De lá para cá, a questão passou a ser descobrir qual a fronteira entre a atitude normal e a impulsiva.

É por isso que existem veículos de informação como o “Para entender…” e especialistas no assunto, como o psicólogo alemão Werner Gross, que acredita serem quatro as marcas que separam enfermos e normais: o doente sempre perde o controle quando se entrega a uma atividade; quando não a realiza, sofre síndrome de abstinência; sua dependência cresce com o passar do tempo; e, finalmente, perde o interesse por tudo, menos pelo vício.

Quando as características citadas acima estão presentes, estamos diante de um adicto.

A maioria dos especialistas é enfática: coisas simples e corriqueiras como trabalho, sexo e comida são capazes de escravizar uma pessoa. Em certos casos, chegam a se tornar um vício tão irresistível e destrutivo quanto drogas ou bebidas, com direito inclusive à síndrome de abstinência.

A comilança, por exemplo, é o tipo de dependência que passa despercebida. Para os médicos, tal compulsão pode ser associada a 70% dos casos de obesidade, e a comida está para os bulímicos como a droga para os toxicômanos.

Além do excesso em comida, como já vimos nesta matéria, desde 1987 o desvio comportamental dos sexólatras é reconhecido pela Associação Americana de Psiquiatria como enfermidade e não perversão.
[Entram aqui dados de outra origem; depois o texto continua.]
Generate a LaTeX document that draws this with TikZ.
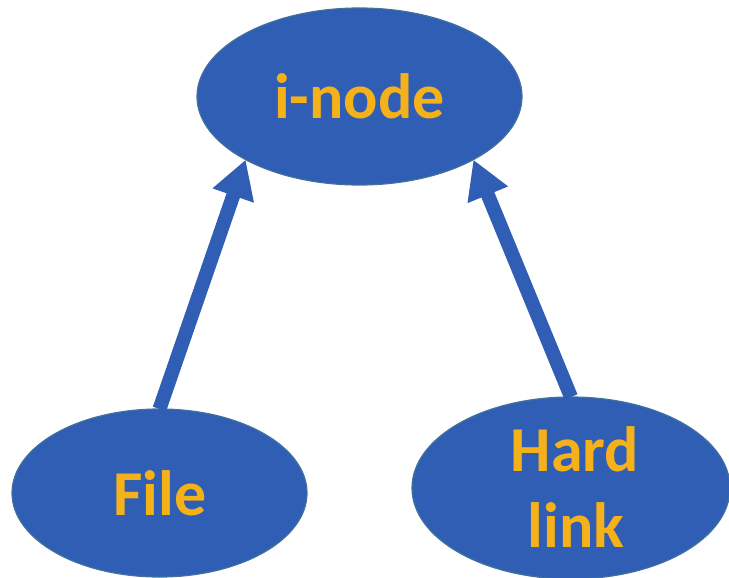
\documentclass[tikz,border=0pt]{standalone}
\usepackage{fontspec}
\setmainfont{Carlito}
\usetikzlibrary{shapes.geometric,arrows.meta}
\definecolor{bluefill}{HTML}{2F5EB4}
\definecolor{blueedge}{HTML}{41719C}
\definecolor{goldtext}{HTML}{F4B11A}
\tikzset{
  blob/.style={ellipse, fill=bluefill, draw=blueedge, line width=1.2pt, inner sep=0pt, outer sep=0pt},
  txt/.style={text=goldtext, font=\fontsize{64}{76}\selectfont\bfseries, inner sep=0pt, anchor=base},
  conn/.style={draw=bluefill, line width=14pt, -{Triangle[length=38pt,width=41pt]}}
}
\begin{document}
\begin{tikzpicture}[x=1pt,y=-1pt]
\useasboundingbox (0,0) rectangle (729,578);
\node[blob, minimum width=325pt, minimum height=177pt] (inode) at (359.5,96.5) {};
\node[blob, minimum width=295pt, minimum height=168pt] (file) at (159.5,493) {};
\node[blob, minimum width=318pt, minimum height=182pt] (hard) at (571,488) {};
\node[txt] (tinode) at (359.5,118) {i-node};
\node[txt] (tfile) at (160,515) {File};
\node[txt] (thard) at (575,471) {Hard};
\node[txt] (tlink) at (576,547) {link};
\draw[conn] (file.north) -- (inode.209);
\draw[conn] (hard.north) -- (inode.331);
\end{tikzpicture}
\end{document}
Mais: recentemente, o psicólogo italiano Daniele Pauletto divulgou uma tese revolucionária relacionada a um vício que aterroriza pais e mães em todo o mundo: a videomania. Ele garante que videogames, apesar da aparência inocente, podem ter efeitos nefastos, como a síndrome batizada de vídeo-hiperestesia — ou seja, extrema sensibilidade aos estímulos do vídeo —, que leva frequentemente os fanáticos por ganes a perder o contato com a realidade e entrar numa espécie de estado hipnótico. Um estudo da Universidade Harvard (EUA) chegou à conclusão de que os videogames, além do incentivo à violência, limitam a imaginação.

Mas, como sempre pontuamos, o perigo está no excesso.

Amenizar a dureza da vida nas compras não chega a ser anormal, desde que não vire um hábito irrefreável, como já mostramos aqui. Para os psicólogos, consumidores incontroláveis só diferem dos cleptomaníacos pelo fato de que estes não passam pelo caixa da loja, simplesmente furtam os objetos. São todos enfermos. Como também muitos dos trabalhadores workaholics — neologismo inglês que une as palavras work (trabalho) e alcoholic (alcoólatra). Eles odeiam férias, levam serviço para casa e se esquecem da família.

Não existe um consenso quando se trata de explicar por que as pessoas se apegam a uma atividade a ponto de se tornarem viciadas. Enquanto os psicanalistas procuram a causa na infância, os psicólogos falam em falta de autocontrole. Mas todos concordam que são as atividades prazerosas que ensejam a dependência e, por isso, os bioquímicos acreditam que a culpa é da endorfina, um hormônio segregado no tecido cerebral capaz de gerar efeitos euforizantes parecidos com os das drogas.

Outra unanimidade é que os que sofrem com tais enfermidades só procuram ajuda médica quando já é tarde e quase sempre são os familiares que tomam a iniciativa de buscar tratamento. Mas mesmo eles demoram a descobrir, já que toda espécie de adicto é um bom dissimulador (aproveite e confira as seis mentiras que os adictos contam).

O fato é que, embora suas drogas não sejam tóxicas, as pessoas que comem demais, fazem muito sexo, jogam demais, trabalham sem parar, roubam sem motivo ou compram compulsivamente, sofrem de síndromes de abstinência parecidas com as dos toxicômanos: depressão, angústia ou mesmo dores físicas. Terapia ou tratamentos farmacológicos são algumas das alternativas de ajuda para quem sofre destas distorções comportamentais.

Se os objetivos terapêuticos variam – para alguns, como os cleptomaníacos, se busca a abstinência total, para outros apenas um autocontrole maior –, o passo fundamental, porém, será sempre o desejo da própria vítima de se curar.